A further complex which has not been paid much attention up to now is the question of quantitative milling work. It has been found that the quantitative milling work is a very important factor, particularly with a view to automation efforts. With respect to the qualitative evaluation, the human being with his sense and intuition is superior as compared automation tendencies through the use of machines, particularly with regards to milling intermediate products, but this does not apply with regards to the quantitative evaluation. The operator, such as the miller cannot be everywhere in the mill at the same time. The product flow therein is partly fixed by established preset values and largely the individual products automatically find their way into the product flow, the human acting in a regulating manner at certain important crossing points. However, by means of the information obtained at selected key passages according to the invention, an up to date picture of the complete process sequence is always available, even after interventions by the miller. The knowledge of the conditions at the key passages provides, together with the total output, conclusions as to what is happening on most of the machines requiring less extensive supervision. Thus, the invention constitutes a lucky chance with respect to the use of sensible automation, whilst still allowing intervention by the miller. The inventive method for the first time makes use of the surprising finding that when using test results from only a few selected key passages and their processing in a following computer, it is possible to achieve a largely automated control of the milling roller spacings in a cereal milling plant, without it being necessary to evaluate a vast number of other test results through corresponding complicated computing programs, because deliberately a residual intervention possibility on the part of the miller is planned in.

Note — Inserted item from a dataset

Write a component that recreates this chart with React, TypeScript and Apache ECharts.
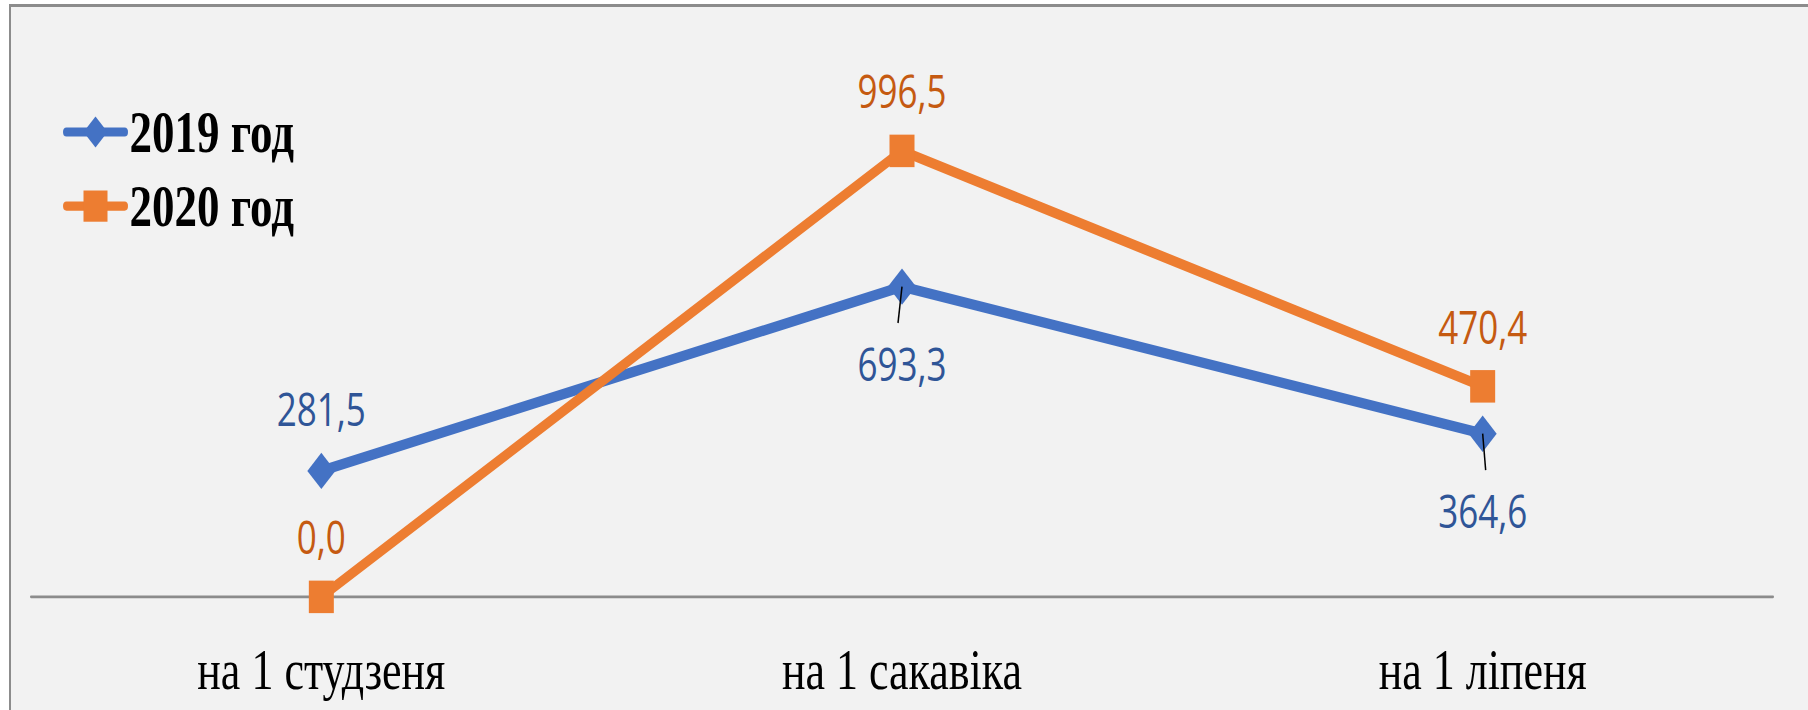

The invention permits various very advantageous development possibilities. At the B passage it is sufficient to e.g. simultaneously determine the mill input capacity, whilst at the C passages it is advantageous if the input capacity of each automatically monitored rolling frame is simultaneously determined. It is completely sufficient when there are very few product changes, if the test signal is determined during the milling process on the basis of the rejected waste material quantity of the first coarse flow (B1 passage), preferably at short time intervals. In the case of frequent or very frequent changes to the raw material or end product quality, it is preferably to derive the test signal at passages B2 and possibly further passages (B3 etc.) on the basis of the screen reject or coarse flow quantity. In a particularly preferred manner, apart from the test signal derived from the screen reject or coarse flow quantity in the B passages, a further test signal is derived from the screenings or flour quantity at passages C1, once again preferably at short intervals during the measuring or testing process and is supplied to the computer. As a function of the size and ease requirements at the milling or grinding passages, corresponding test values can be derived at the C2 passages and possibly further passages selected in planned manner. In a particularly preferred manner, the test signal is derived from the quantity of the rejected material or screenings for the following passage combinations:
B1 +B2 +C1
B1 +B2 +B3 +C1 +C2
B1 +B4 +C1 +C4.
The latter combination for deriving the measured value is based on the idea that with passages B1 and C1 a regulating process is ensured, whereas passages B4 and C4 serve for control or checking purposes only. Only particularly preferred combinations for deriving the test signal at particularly important test points are given, but they can be chosen and used by the Expert as a function of the particular milling plant.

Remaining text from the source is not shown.